DATA LISTING:
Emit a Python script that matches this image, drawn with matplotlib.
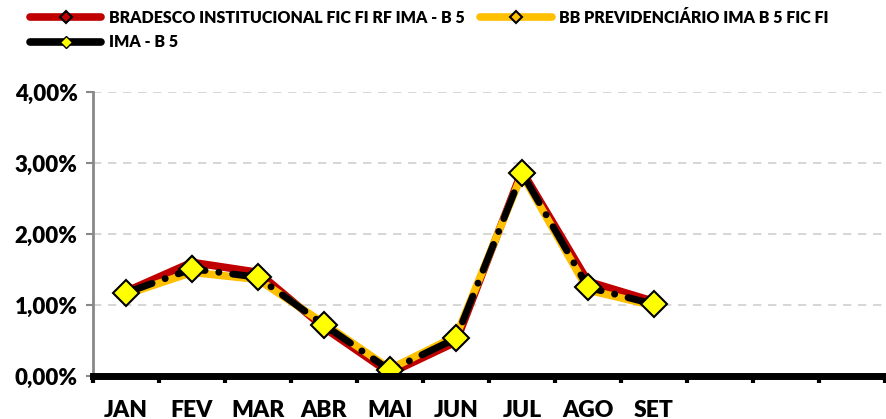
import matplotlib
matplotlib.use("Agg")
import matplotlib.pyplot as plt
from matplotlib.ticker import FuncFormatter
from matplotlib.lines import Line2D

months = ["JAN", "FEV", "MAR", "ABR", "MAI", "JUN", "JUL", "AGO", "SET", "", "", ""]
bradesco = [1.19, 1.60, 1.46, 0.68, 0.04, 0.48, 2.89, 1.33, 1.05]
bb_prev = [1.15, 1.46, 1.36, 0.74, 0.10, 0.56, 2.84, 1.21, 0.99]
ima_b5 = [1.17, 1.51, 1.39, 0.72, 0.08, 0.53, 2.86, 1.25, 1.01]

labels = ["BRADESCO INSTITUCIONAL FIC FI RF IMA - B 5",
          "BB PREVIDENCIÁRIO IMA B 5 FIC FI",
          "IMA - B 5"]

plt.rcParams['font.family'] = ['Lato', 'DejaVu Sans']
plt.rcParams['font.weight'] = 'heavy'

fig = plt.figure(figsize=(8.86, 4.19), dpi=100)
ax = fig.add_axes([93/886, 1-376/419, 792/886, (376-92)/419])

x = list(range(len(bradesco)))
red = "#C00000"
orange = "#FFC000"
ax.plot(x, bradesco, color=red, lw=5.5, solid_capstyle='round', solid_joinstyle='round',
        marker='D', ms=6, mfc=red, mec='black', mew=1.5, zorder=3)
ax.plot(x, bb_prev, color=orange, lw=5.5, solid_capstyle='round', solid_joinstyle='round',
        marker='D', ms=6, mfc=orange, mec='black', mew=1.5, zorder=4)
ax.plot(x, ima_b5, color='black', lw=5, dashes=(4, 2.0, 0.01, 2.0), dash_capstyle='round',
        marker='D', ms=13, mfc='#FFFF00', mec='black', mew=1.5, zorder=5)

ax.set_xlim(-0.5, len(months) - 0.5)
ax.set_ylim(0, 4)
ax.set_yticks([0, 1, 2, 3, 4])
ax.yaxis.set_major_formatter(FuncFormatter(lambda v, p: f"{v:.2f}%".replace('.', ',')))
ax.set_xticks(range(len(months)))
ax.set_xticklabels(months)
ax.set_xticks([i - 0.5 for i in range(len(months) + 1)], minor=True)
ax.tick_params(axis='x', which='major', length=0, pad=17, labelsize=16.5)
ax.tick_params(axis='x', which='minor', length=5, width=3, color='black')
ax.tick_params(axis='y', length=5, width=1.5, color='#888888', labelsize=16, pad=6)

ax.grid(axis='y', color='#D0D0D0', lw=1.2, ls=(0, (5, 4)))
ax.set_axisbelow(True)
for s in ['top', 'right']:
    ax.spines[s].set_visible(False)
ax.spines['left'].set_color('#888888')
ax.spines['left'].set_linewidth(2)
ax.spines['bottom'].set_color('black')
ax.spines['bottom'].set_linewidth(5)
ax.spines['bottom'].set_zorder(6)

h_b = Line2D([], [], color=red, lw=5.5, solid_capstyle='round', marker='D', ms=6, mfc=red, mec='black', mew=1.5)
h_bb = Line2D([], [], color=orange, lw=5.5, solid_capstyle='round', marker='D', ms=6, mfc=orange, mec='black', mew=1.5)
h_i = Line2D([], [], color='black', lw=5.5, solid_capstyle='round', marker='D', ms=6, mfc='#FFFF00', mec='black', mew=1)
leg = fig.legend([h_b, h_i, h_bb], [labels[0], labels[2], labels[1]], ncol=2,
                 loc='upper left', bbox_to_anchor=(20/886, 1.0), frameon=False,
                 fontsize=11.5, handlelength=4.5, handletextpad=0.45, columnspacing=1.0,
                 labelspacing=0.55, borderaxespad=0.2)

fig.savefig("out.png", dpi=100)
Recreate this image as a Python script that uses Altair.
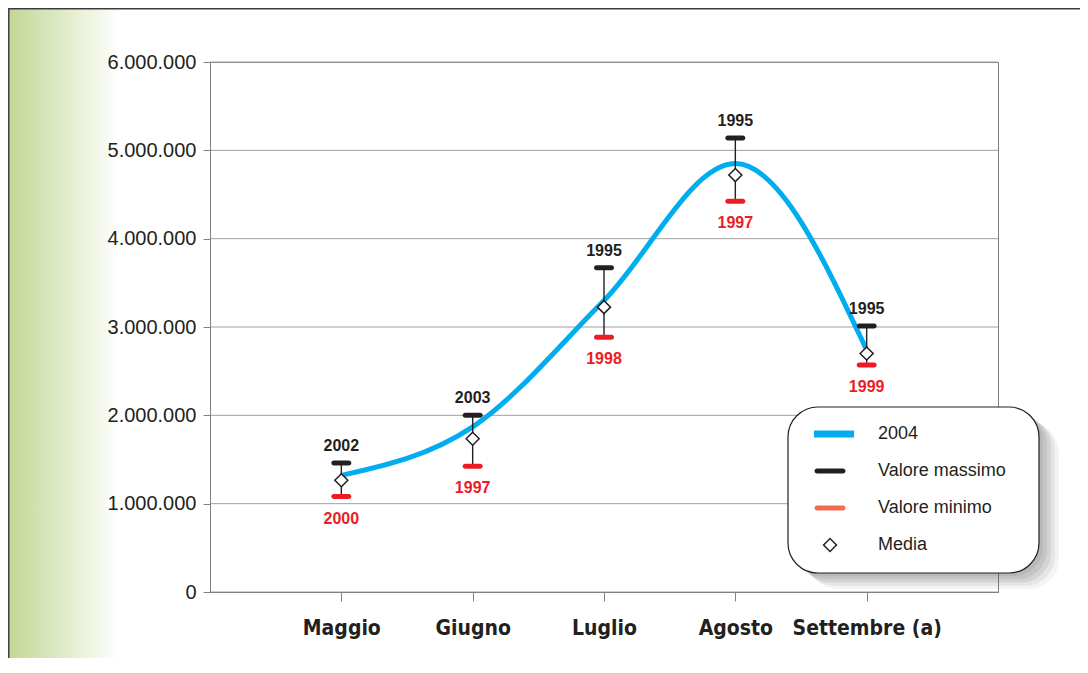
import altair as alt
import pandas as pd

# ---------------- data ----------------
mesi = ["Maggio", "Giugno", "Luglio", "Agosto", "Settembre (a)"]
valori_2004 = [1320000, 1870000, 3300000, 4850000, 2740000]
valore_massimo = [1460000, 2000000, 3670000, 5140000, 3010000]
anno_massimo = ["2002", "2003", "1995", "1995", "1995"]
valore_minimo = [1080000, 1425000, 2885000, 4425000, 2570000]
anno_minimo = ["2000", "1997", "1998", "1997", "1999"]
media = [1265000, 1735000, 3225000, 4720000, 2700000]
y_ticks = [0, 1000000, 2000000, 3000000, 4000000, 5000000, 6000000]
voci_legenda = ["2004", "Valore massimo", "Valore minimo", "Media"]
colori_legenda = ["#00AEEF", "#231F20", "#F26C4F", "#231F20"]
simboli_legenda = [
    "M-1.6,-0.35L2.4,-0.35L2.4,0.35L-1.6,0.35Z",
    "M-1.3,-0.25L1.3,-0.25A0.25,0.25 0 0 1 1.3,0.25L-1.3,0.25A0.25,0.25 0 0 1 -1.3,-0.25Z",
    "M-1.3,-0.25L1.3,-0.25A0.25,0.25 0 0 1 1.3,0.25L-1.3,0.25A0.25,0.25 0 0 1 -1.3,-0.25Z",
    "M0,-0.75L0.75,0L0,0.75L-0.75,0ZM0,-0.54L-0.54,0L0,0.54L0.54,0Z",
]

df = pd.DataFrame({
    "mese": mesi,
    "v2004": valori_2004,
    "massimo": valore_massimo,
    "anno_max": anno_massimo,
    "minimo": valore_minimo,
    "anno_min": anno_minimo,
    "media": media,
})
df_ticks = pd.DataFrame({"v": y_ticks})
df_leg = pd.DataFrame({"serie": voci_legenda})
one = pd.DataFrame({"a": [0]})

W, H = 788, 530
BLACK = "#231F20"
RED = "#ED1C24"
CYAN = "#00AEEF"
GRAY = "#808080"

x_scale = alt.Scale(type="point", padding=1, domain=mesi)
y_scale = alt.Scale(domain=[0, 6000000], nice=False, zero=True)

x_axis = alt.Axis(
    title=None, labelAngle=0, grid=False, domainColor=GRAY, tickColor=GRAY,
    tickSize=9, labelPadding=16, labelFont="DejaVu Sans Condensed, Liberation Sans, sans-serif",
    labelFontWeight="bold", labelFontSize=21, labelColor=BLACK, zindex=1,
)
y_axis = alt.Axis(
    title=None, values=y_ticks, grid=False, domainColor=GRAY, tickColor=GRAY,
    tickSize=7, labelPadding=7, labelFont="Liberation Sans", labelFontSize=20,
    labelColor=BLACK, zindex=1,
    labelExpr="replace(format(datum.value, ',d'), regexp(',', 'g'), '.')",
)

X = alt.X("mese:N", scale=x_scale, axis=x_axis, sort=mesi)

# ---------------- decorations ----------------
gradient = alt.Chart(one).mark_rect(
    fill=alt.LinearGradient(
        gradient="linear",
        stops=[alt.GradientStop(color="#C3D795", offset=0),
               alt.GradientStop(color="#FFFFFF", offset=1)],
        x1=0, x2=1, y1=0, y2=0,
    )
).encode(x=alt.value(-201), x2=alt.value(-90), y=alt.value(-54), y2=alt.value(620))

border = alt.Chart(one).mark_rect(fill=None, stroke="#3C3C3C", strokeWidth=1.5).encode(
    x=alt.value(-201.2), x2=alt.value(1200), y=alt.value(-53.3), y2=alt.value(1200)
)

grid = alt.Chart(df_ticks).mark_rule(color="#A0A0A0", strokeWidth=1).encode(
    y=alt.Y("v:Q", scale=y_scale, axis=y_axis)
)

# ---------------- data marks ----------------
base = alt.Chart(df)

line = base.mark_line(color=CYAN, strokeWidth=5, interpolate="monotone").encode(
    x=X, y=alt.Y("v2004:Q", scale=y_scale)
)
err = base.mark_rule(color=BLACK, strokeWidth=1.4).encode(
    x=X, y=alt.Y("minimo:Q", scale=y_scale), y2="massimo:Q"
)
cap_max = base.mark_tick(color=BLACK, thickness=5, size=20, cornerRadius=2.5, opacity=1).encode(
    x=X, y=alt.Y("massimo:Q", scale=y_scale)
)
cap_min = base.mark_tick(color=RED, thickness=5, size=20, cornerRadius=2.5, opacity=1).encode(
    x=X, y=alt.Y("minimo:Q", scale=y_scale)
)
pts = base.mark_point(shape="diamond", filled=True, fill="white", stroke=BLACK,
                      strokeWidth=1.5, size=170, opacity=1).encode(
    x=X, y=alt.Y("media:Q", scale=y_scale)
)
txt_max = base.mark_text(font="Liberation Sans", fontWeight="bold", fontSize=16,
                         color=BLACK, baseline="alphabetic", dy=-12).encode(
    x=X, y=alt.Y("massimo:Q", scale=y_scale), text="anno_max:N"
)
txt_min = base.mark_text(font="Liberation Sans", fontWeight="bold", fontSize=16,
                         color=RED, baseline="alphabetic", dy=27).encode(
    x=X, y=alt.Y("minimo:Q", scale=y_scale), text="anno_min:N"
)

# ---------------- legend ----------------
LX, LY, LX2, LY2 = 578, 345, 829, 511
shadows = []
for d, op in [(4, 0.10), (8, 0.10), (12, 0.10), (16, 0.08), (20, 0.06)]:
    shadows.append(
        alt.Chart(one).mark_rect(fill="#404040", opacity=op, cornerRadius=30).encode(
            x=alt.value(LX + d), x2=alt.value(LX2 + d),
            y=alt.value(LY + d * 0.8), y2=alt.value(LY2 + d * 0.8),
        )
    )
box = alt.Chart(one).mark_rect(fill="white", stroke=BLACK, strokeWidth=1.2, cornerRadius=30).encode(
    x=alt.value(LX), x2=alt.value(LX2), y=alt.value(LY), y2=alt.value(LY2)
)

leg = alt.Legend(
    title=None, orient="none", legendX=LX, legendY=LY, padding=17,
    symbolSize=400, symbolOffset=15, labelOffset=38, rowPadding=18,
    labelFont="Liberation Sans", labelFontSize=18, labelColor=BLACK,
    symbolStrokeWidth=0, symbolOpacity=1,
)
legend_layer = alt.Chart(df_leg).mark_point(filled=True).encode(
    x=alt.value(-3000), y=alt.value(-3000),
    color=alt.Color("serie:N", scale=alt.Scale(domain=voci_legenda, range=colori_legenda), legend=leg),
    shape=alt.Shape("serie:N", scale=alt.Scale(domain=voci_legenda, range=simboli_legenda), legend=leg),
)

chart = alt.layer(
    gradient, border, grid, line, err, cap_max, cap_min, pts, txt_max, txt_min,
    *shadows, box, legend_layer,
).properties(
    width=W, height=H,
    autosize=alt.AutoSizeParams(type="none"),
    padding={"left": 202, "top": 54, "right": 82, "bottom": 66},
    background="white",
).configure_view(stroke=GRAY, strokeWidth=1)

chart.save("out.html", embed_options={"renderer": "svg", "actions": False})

TASK OBJECTIVE:
Skip every picture. Repeat the lines from the one with "Recreate this image" through the one with "y_scale = alt.Scale(domain=[0, 6000000], nice=False, zero=True)", both ends included.

COMPLETED TASK:
Recreate this image as a Python script that uses Altair.
import altair as alt
import pandas as pd

# ---------------- data ----------------
mesi = ["Maggio", "Giugno", "Luglio", "Agosto", "Settembre (a)"]
valori_2004 = [1320000, 1870000, 3300000, 4850000, 2740000]
valore_massimo = [1460000, 2000000, 3670000, 5140000, 3010000]
anno_massimo = ["2002", "2003", "1995", "1995", "1995"]
valore_minimo = [1080000, 1425000, 2885000, 4425000, 2570000]
anno_minimo = ["2000", "1997", "1998", "1997", "1999"]
media = [1265000, 1735000, 3225000, 4720000, 2700000]
y_ticks = [0, 1000000, 2000000, 3000000, 4000000, 5000000, 6000000]
voci_legenda = ["2004", "Valore massimo", "Valore minimo", "Media"]
colori_legenda = ["#00AEEF", "#231F20", "#F26C4F", "#231F20"]
simboli_legenda = [
    "M-1.6,-0.35L2.4,-0.35L2.4,0.35L-1.6,0.35Z",
    "M-1.3,-0.25L1.3,-0.25A0.25,0.25 0 0 1 1.3,0.25L-1.3,0.25A0.25,0.25 0 0 1 -1.3,-0.25Z",
    "M-1.3,-0.25L1.3,-0.25A0.25,0.25 0 0 1 1.3,0.25L-1.3,0.25A0.25,0.25 0 0 1 -1.3,-0.25Z",
    "M0,-0.75L0.75,0L0,0.75L-0.75,0ZM0,-0.54L-0.54,0L0,0.54L0.54,0Z",
]

df = pd.DataFrame({
    "mese": mesi,
    "v2004": valori_2004,
    "massimo": valore_massimo,
    "anno_max": anno_massimo,
    "minimo": valore_minimo,
    "anno_min": anno_minimo,
    "media": media,
})
df_ticks = pd.DataFrame({"v": y_ticks})
df_leg = pd.DataFrame({"serie": voci_legenda})
one = pd.DataFrame({"a": [0]})

W, H = 788, 530
BLACK = "#231F20"
RED = "#ED1C24"
CYAN = "#00AEEF"
GRAY = "#808080"

x_scale = alt.Scale(type="point", padding=1, domain=mesi)
y_scale = alt.Scale(domain=[0, 6000000], nice=False, zero=True)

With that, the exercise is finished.